Fallon, J. (dissenting). I respectfully dissent. In my view, Supreme Court erred in granting the motion of defendant New York State Public Employees Federation (PEF) for summary judgment. “The determination of whether a particular act was within the scope of a[n agent’s] employment is so heavily dependent on factual considerations that the question is ordinarily one for the jury” (Patterson v Khan, 240 AD2d 644; see, Riviello v Waldron, 47 NY2d 297, 303). With respect to PEF’s alleged vicarious liability, it is immaterial that PEF was not paying the salary of Evan M. Glover because vicarious liability may be imposed upon a principal for the tortious acts of an unpaid agent (see, 53 NY Jur 2d, Employment Relations, § 328). Although New York State paid his salary on the day of the accident, pursuant to the collective bargaining agreement, he had an “agency release” from his work for the day in order to attend the PEF meeting. Payment for his travel time could be deemed to create a right to control in the State, which was transferred to PEF (see, Parke-Bernet Galleries v Franklyn, 26 NY2d 13, 18-19; Hollant v North Shore Hosp., 24 Misc 2d 892, 894, affd 17 AD2d 974). Further, Glover was not commuting to work at the time of the accident; rather, in his position as a PEF steward for his district in Buffalo, he had to drive to Albany in order to further the business of PEF and, as noted, he was paid for his travel time. “Although normally an employee driving to and from work is not acting within the scope of employment, an exception exists for ‘an employee who uses his car in furtherance of his work’ ” (Bazan v Bohne, 144 AD2d 168, 169-170; cf., Lundberg v State of New York, 25 NY2d 467, 470-472, rearg denied 26 NY2d 883). Therefore, there is an issue of fact whether Glover was the borrowed servant of PEF at the time in question and whether PEF had the right to exercise any control over Glover, including his means or method of travel.

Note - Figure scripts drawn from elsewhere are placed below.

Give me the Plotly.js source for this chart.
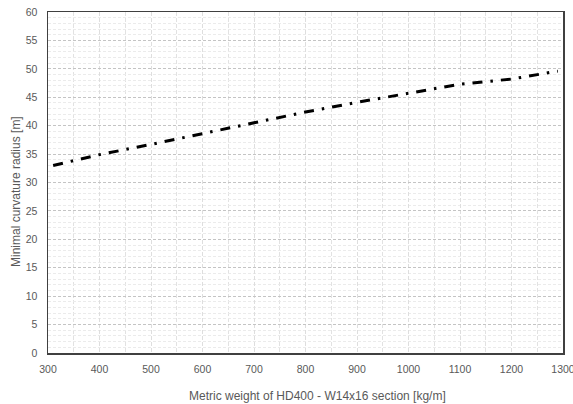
<!DOCTYPE html>
<html>
<head>
<meta charset="utf-8">
<script src="https://cdn.plot.ly/plotly-3.0.1.min.js"></script>
<style>html,body{margin:0;padding:0;background:#fff;}#chart{width:573px;height:404px;}</style>
</head>
<body>
<div id="chart"></div>
<script>
const weights = [310, 400, 500, 600, 700, 800, 900, 1000, 1100, 1200, 1290];
const radius = [33.0, 34.9, 36.7, 38.6, 40.5, 42.4, 44.1, 45.7, 47.3, 48.2, 49.6];
const xTicks = [300, 400, 500, 600, 700, 800, 900, 1000, 1100, 1200, 1300];
const yTicks = [0, 5, 10, 15, 20, 25, 30, 35, 40, 45, 50, 55, 60];
const xTitle = 'Metric weight of HD400 - W14x16 section [kg/m]';
const yTitle = 'Minimal curvature radius [m]';

const fam = 'Liberation Sans, Arial, sans-serif';
const font = {family: fam, size: 10.5, color: '#595959'};
const titleFont = {family: fam, size: 12, color: '#595959'};

Plotly.newPlot('chart', [{
  x: weights, y: radius, type: 'scatter', mode: 'lines',
  line: {color: '#000000', width: 3, dash: '10px,8px,2.5px,8px'},
  hoverinfo: 'skip'
}], {
  width: 573, height: 404,
  margin: {l: 48, r: 10, t: 12, b: 51},
  paper_bgcolor: '#ffffff', plot_bgcolor: '#ffffff',
  showlegend: false,
  font: font,
  xaxis: {
    range: [300, 1300], tickmode: 'array', tickvals: xTicks, ticktext: xTicks.map(String),
    ticklabeloverflow: 'allow',
    showgrid: true, gridcolor: '#dedede', griddash: '4px,2px', gridwidth: 1,
    minor: {tickmode: 'linear', tick0: 350, dtick: 100, showgrid: true, gridcolor: '#e2e2e2', griddash: '4px,2px', gridwidth: 1},
    showline: true, linecolor: '#404040', linewidth: 1.5, mirror: true,
    ticks: '', zeroline: false, tickfont: font, ticklabelstandoff: 6
  },
  yaxis: {
    range: [0, 60], tickmode: 'array', tickvals: yTicks, ticktext: yTicks.map(String),
    ticklabeloverflow: 'allow',
    showgrid: true, gridcolor: '#c4c4c4', griddash: '3px,2px', gridwidth: 1,
    minor: {tickmode: 'linear', tick0: 0, dtick: 1, showgrid: true, gridcolor: '#ebebeb', griddash: '3px,2px', gridwidth: 1},
    showline: true, linecolor: '#404040', linewidth: 1.5, mirror: true,
    ticks: '', zeroline: false, tickfont: font, ticklabelstandoff: 7
  },
  annotations: [
    {text: xTitle, xref: 'paper', yref: 'paper', x: 317, y: 396, xanchor: 'center', yanchor: 'middle', showarrow: false, font: titleFont},
    {text: yTitle, xref: 'paper', yref: 'paper', x: 16, y: 192, xanchor: 'center', yanchor: 'middle', textangle: -90, showarrow: false, font: titleFont}
  ]
}, {staticPlot: true, displayModeBar: false}).then(function(gd){
  // convert pixel positions of titles into paper coordinates
  const fs = gd._fullLayout._size;
  const anns = gd.layout.annotations.map(function(a){
    return Object.assign({}, a, {x: (a.x - fs.l) / fs.w, y: 1 - (a.y - fs.t) / fs.h});
  });
  return Plotly.relayout(gd, {annotations: anns});
});
</script>
</body>
</html>
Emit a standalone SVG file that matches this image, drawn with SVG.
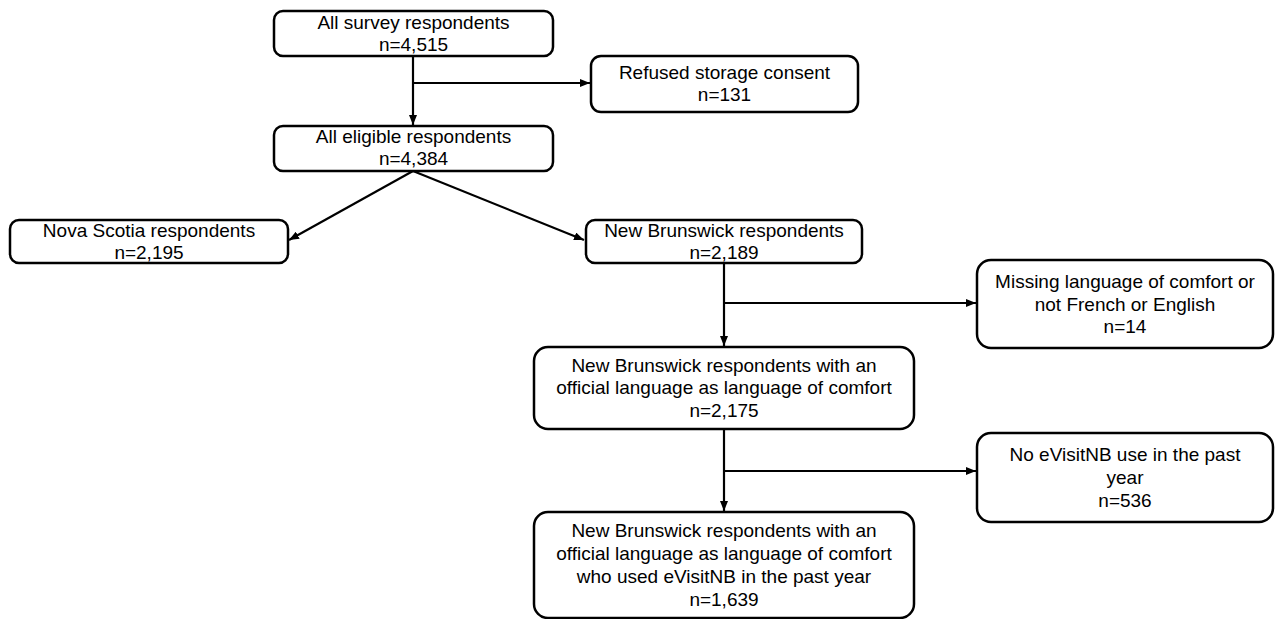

Finally, the record is silent with respect to why, at the time of the accident, Glover was traveling westbound on the New York State Thruway, away from Albany, the location of his PEF business. Thus, there is an issue of fact whether, at the time of the accident, Glover was on a detour from his work for PEF and, if so, whether that detour was foreseeable (see, Makoske v Lombardy, 47 AD2d 284, 288, affd 39 NY2d 773). “[E]mployer responsibility in this area is broad [,] ‘particularly where employee activity may be regarded as incidental to the furtherance of the employer’s interest’ ” (Bazan v Bohne, supra, at 170). The fact that, “prior to his tortious act, an employee may have combined business with pleasure does not necessarily relieve the employer of liability” (James v Eber Bros. Wine & Liq. Corp., 153 AD2d 329, 334, lv denied 75 NY2d 711, rearg dismissed 76 NY2d 876). (Appeal from Judgment of Supreme Court, Ontario County, Henry, Jr., J. — Summary Judgment.) Present — Denman, P. J., Lawton, Boehm and Fallon, JJ.